Go Right, My Friends
More importantly, there’s the issue of morality. Conventional Republicans tell us that the social issues crowd needs to be drowned out (especially in tight elections). They tell us that otherwise-magnificent candidates are destroyed because their great stances on economics and foreign policy are neutered by the fact that they tend to be weaker on social issues than the base is willing to countenance. As such, “divisive” candidates are put forward to appease the base. Yet, the Democrats have never gotten this message. At the very same time Republican Establishment-types get skittish over nominating candidates who will happily fight the Culture War, the Democrats are surging forward with their own take on the Culture War.
Alexandria Ocasio-Cortez recently argued that the Democrats have the moral high ground on the major issues. She is not alone in this sentiment. In fact, most Millennials agree with her. They gravitate toward candidates on the Left who are the most extreme (Bernie Sanders, for instance). While there is no guarantee that these democratic socialists will achieve electoral victory in 2018 (or even in 2020), the generational divide is key to understanding how Republicans are having such difficulty winning (without Trump).

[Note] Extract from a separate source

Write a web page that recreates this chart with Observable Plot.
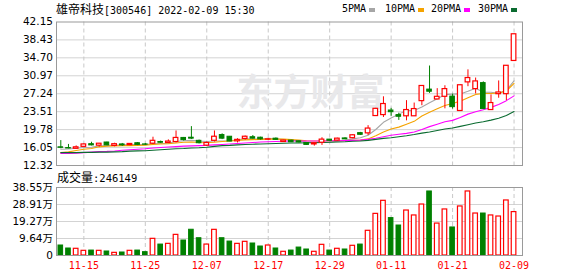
<!DOCTYPE html>
<html>
<head>
<meta charset="utf-8">
<script src="https://cdn.jsdelivr.net/npm/d3@7"></script>
<script src="https://cdn.jsdelivr.net/npm/@observablehq/plot@0.6"></script>
<style>
  html, body { margin: 0; padding: 0; background: #fff; }
  #wrap { position: relative; width: 578px; height: 276px; overflow: hidden; background: #fff; }
  #wrap svg { overflow: visible; }
  .abs { position: absolute; white-space: nowrap; }
  .cjk { font-family: "Noto Sans CJK SC", sans-serif; font-size: 12px; }
  .mono { font-family: "DejaVu Sans Mono", monospace; font-size: 10px; }
  .sq { position: absolute; width: 6px; height: 4px; }
</style>
</head>
<body>
<div id="wrap">
  <div class="abs" style="left:56px; top:1px; line-height:16px; color:#000;"><span class="cjk">雄帝科技</span><span class="mono">[300546] 2022-02-09 15:30</span></div>
  <div id="legend"></div>
  <div id="price" class="abs" style="left:0; top:0;"></div>
  <div id="vol" class="abs" style="left:0; top:170px;"></div>
  <div class="abs" style="left:57px; top:169px; line-height:16px; color:#000;"><span class="cjk">成交量</span><span class="mono" style="font-size:10.5px">:246149</span></div>
</div>
<script>
// ---- data ----
const stockName = "雄帝科技";
const dates = ["11-10","11-11","11-12","11-15","11-16","11-17","11-18","11-19","11-22","11-23",
  "11-24","11-25","11-26","11-29","11-30","12-01","12-02","12-03","12-06","12-07",
  "12-08","12-09","12-10","12-13","12-14","12-15","12-16","12-17","12-20","12-21",
  "12-22","12-23","12-24","12-27","12-28","12-29","12-30","12-31","01-04","01-05",
  "01-06","01-07","01-10","01-11","01-12","01-13","01-14","01-17","01-18","01-19",
  "01-20","01-21","01-24","01-25","01-26","01-27","01-28","02-07","02-08","02-09"];
const open = [16.1,15.95,15.8,16.2,16.75,16.45,17.1,16.4,16.7,16.55,
  16.95,16.7,16.85,17.2,17.0,17.2,18.05,18.1,17.45,16.45,
  17.45,18.65,18.3,17.35,17.85,18.2,18.1,17.7,17.9,17.2,
  17.5,17.35,17.0,16.7,17.05,17.7,17.5,17.95,18.0,19.05,
  19.0,22.6,22.8,23.75,22.8,22.55,22.55,25.7,28.1,26.05,
  26.6,26.65,23.65,29.6,28.2,29.45,23.85,27.15,27.15,34.05];
const high = [17.5,16.7,16.4,16.8,17.15,16.9,17.15,16.95,16.9,16.85,
  17.1,16.9,18.2,17.4,17.65,19.5,18.15,20.4,17.6,17.2,
  19.5,18.9,18.35,17.9,18.45,18.55,18.2,17.95,18.05,17.55,
  17.55,17.4,17.05,17.1,18.1,17.75,18.0,18.1,18.7,19.2,
  20.6,24.2,26.6,24.2,23.2,25.8,25.3,28.9,33.0,28.3,
  28.9,27.15,29.05,32.2,30.5,29.7,27.0,29.9,33.1,39.6];
const low = [15.8,15.8,15.75,16.1,16.4,16.15,16.45,16.2,16.3,16.45,
  16.45,16.5,16.7,16.9,16.9,17.0,17.4,17.75,16.8,16.25,
  17.2,17.7,17.25,17.0,17.6,17.8,17.6,17.5,17.55,17.1,
  17.1,17.0,16.5,16.35,16.5,17.4,17.4,17.7,17.9,18.55,
  18.55,22.5,22.3,22.55,21.7,21.6,22.5,24.75,27.3,26.0,
  24.1,24.05,23.6,28.7,27.2,24.0,23.8,26.3,25.8,34.0];
const close = [16.0,15.85,16.1,16.7,16.5,16.85,16.5,16.75,16.5,16.8,
  16.6,16.65,17.45,17.05,17.3,18.05,17.6,17.9,16.95,17.0,
  18.3,17.9,17.3,17.65,18.3,17.9,17.75,17.75,17.65,17.5,
  17.15,17.1,16.6,16.95,17.7,17.45,17.9,17.75,18.6,18.7,
  20.0,24.1,25.1,23.4,22.45,23.85,24.05,28.85,27.65,26.6,
  28.2,24.45,29.0,30.5,29.8,24.05,25.3,27.5,33.05,39.6];
// volume in 万 (10k lots)
const volume = [5.67,3.97,3.8,2.65,2.8,2.65,2.27,1.5,1.7,2.65,
  2.8,1.9,9.45,6.2,6.6,11.7,8.5,14.6,9.8,6.2,
  14.55,9.8,7.9,6.6,7.75,6.8,5.1,5.67,3.97,2.1,
  2.8,4.5,3.4,2.1,6.05,2.8,3.8,3.4,5.5,6.2,
  14.0,23.6,31.0,21.2,17.0,25.5,22.7,28.9,36.3,18.1,
  26.1,15.9,27.8,36.3,23.8,23.8,22.7,22.1,31.2,24.61];
const ma5 = [15.7,15.75,15.9,16.05,16.1,16.4,16.45,16.55,16.6,16.7,
  16.7,16.65,16.85,16.9,16.95,17.3,17.45,17.55,17.4,17.3,
  17.4,17.4,17.45,17.65,17.85,17.8,17.8,17.95,17.85,17.7,
  17.55,17.45,17.2,17.1,17.1,17.15,17.35,17.55,17.85,18.1,
  18.6,19.8,21.3,22.2,23.0,23.75,23.75,24.5,25.35,26.2,
  27.05,27.15,27.2,27.75,28.4,27.55,27.55,27.35,27.95,29.9];
const ma10 = [15.0,15.15,15.43,15.7,15.84,16.2,16.35,16.4,16.45,16.45,
  16.5,16.55,16.7,16.8,16.85,17.0,17.15,17.2,17.1,17.05,
  17.15,17.3,17.4,17.55,17.65,17.7,17.75,17.8,17.8,17.8,
  17.7,17.6,17.45,17.4,17.4,17.45,17.45,17.5,17.55,17.6,
  17.85,18.5,19.3,19.9,20.3,20.9,21.5,22.6,23.4,24.1,
  24.8,25.2,25.7,26.4,27.1,27.3,27.3,27.4,27.8,29.4];
const ma20 = [14.8,14.85,14.9,15.0,15.1,15.2,15.25,15.35,15.5,15.6,
  15.7,15.8,15.95,16.05,16.15,16.25,16.35,16.4,16.45,16.5,
  16.6,16.7,16.8,16.9,17.0,17.1,17.2,17.25,17.3,17.35,
  17.4,17.4,17.4,17.4,17.4,17.45,17.45,17.5,17.55,17.6,
  17.75,18.0,18.3,18.6,18.8,19.0,19.3,19.8,20.4,20.9,
  21.4,21.7,22.3,23.0,23.5,23.9,24.4,25.0,25.8,26.8];
const ma30 = [15.0,15.0,15.0,15.05,15.05,15.1,15.1,15.15,15.2,15.3,
  15.35,15.4,15.5,15.6,15.7,15.8,15.85,15.95,16.0,16.1,
  16.3,16.45,16.5,16.6,16.7,16.75,16.8,16.85,16.9,16.95,
  17.0,17.0,17.05,17.05,17.1,17.15,17.2,17.25,17.35,17.4,
  17.55,17.75,17.95,18.1,18.3,18.5,18.75,19.05,19.3,19.6,
  19.9,20.1,20.45,20.8,21.15,21.4,21.75,22.15,22.7,23.55];
const tickDates = ["11-15","11-25","12-07","12-17","12-29","01-11","01-21","02-09"];
const priceTicks = [12.32,16.05,19.78,23.51,27.24,30.97,34.70,38.43,42.15];
const volTicks = [0,9.64,19.27,28.91,38.55];
const maNames = ["5PMA","10PMA","20PMA","30PMA"];
const maColors = ["#a6a6a6","#f5a300","#ff00ff","#0a6b30"];

// ---- build ----
const RED = "#ff0000", GREEN = "#008000";
const rows = dates.map((d, i) => ({i, date: d, o: open[i], h: high[i], l: low[i], c: close[i], v: volume[i]}));
const up = rows.filter(r => r.c >= r.o);
const down = rows.filter(r => r.c < r.o);
const tickIdx = tickDates.map(d => dates.indexOf(d));
const xDomain = [-0.56, 60.1];
const halfW = 0.3;
const maSeries = [ma5, ma10, ma20, ma30].map(arr => arr.map((v, i) => ({i, v})));
const labelFont = "DejaVu Sans, sans-serif";

// legend
const legend = document.getElementById("legend");
const legendX = [342, 385, 431, 478];
maNames.forEach((n, k) => {
  const t = document.createElement("div");
  t.className = "abs mono";
  t.style.left = legendX[k] + "px"; t.style.top = "1px"; t.style.lineHeight = "16px";
  t.textContent = n;
  legend.appendChild(t);
  const s = document.createElement("div");
  s.className = "sq";
  s.style.left = (legendX[k] + n.length * 6.02 + 3) + "px";
  s.style.top = "8px";
  s.style.background = maColors[k];
  legend.appendChild(s);
});

const price = Plot.plot({
  width: 578, height: 172,
  marginLeft: 56, marginRight: 56, marginTop: 21.5, marginBottom: 7,
  x: {type: "linear", domain: xDomain, axis: null},
  y: {domain: [priceTicks[0], priceTicks[priceTicks.length - 1]], axis: null},
  style: {background: "transparent", overflow: "visible"},
  marks: [
    Plot.ruleY(priceTicks.slice(1, -1), {stroke: "#d3d3d3", strokeWidth: 1}),
    Plot.ruleX(tickIdx, {stroke: "#c8c8c8", strokeDasharray: "4,3"}),
    Plot.text(["东方财富"], {frameAnchor: "middle", dx: 21, dy: 0, fontSize: 37, fontWeight: "bold",
      fontFamily: "Noto Sans CJK SC", fill: "#e8e8ea"}),
    ...maSeries.map((s, k) => Plot.line(s, {x: "i", y: "v", stroke: maColors[k], strokeWidth: 1.1})),
    Plot.ruleX(up, {x: "i", y1: "l", y2: "h", stroke: RED, strokeWidth: 1}),
    Plot.ruleX(down, {x: "i", y1: "l", y2: "h", stroke: GREEN, strokeWidth: 1}),
    Plot.rect(up, {x1: d => d.i - halfW, x2: d => d.i + halfW, y1: "o", y2: "c", fill: "white", stroke: RED, strokeWidth: 1.2}),
    Plot.rect(down, {x1: d => d.i - halfW, x2: d => d.i + halfW, y1: "o", y2: "c", fill: GREEN, stroke: GREEN, strokeWidth: 1}),
    Plot.frame({stroke: "#9a9a9a", strokeWidth: 1}),
    Plot.axisY(priceTicks, {label: null, tickSize: 0, tickPadding: 3.5, tickFormat: d => d.toFixed(2),
      fontSize: 10.5, fontFamily: labelFont, fill: "#000"})
  ]
});
document.getElementById("price").appendChild(price);

const vol = Plot.plot({
  width: 578, height: 106,
  marginLeft: 56, marginRight: 56, marginTop: 17, marginBottom: 21,
  x: {type: "linear", domain: xDomain, axis: null},
  y: {domain: [0, volTicks[volTicks.length - 1]], axis: null},
  style: {background: "transparent", overflow: "visible"},
  marks: [
    Plot.ruleY(volTicks.slice(1, -1), {stroke: "#d3d3d3", strokeWidth: 1}),
    Plot.ruleX(tickIdx, {stroke: "#c8c8c8", strokeDasharray: "4,3"}),
    Plot.rect(up, {x1: d => d.i - halfW, x2: d => d.i + halfW, y1: 0, y2: "v", fill: "white", stroke: RED, strokeWidth: 1.2}),
    Plot.rect(down, {x1: d => d.i - halfW, x2: d => d.i + halfW, y1: 0, y2: "v", fill: GREEN, stroke: GREEN, strokeWidth: 1}),
    Plot.frame({stroke: "#9a9a9a", strokeWidth: 1}),
    Plot.axisY(volTicks, {label: null, tickSize: 0, tickPadding: 3.5, tickFormat: d => d === 0 ? "0" : d.toFixed(2) + "万",
      fontSize: 10.5, fontFamily: "DejaVu Sans, Noto Sans CJK SC, sans-serif", fill: "#000"}),
    Plot.axisX(tickIdx, {label: null, tickSize: 0, tickPadding: 6, tickFormat: i => dates[i],
      fontSize: 10, fontFamily: "DejaVu Sans Mono, monospace", fill: RED})
  ]
});
document.getElementById("vol").appendChild(vol);
</script>
</body>
</html>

After all, in 2020, the largest cohort of Baby Boomers is set to retire and begin drawing on Welfare programs en masse. This will likely create massive economic distortions, as the debt explodes, and no one in Washington addresses the issue. As the situation declines, the radicalism exhibited by the Left will intensify and gain traction. Meanwhile, the Right will continue to lose influence and legitimacy, as it bickers among its various factions and ignores the massive grouping of blue-collar voters that catapulted Trump to victory (as the GOP continues distancing itself from Trump and the issues of trade and immigration).
Going forward, the GOP needs to more fully embrace Trumpism; it needs to unequivocally take up the issues of trade and immigration — and stand firm on them (except in extreme cases). The GOP also needs to unflinchingly wage the Culture War. A coalition of blue-collar workers and social conservatives is waiting to be embraced by the wider GOP.
As Reagan said, the Republicans need to be “raising a banner of bold colors, no pale pastels.” So far, without Trump, the GOP is all pastel.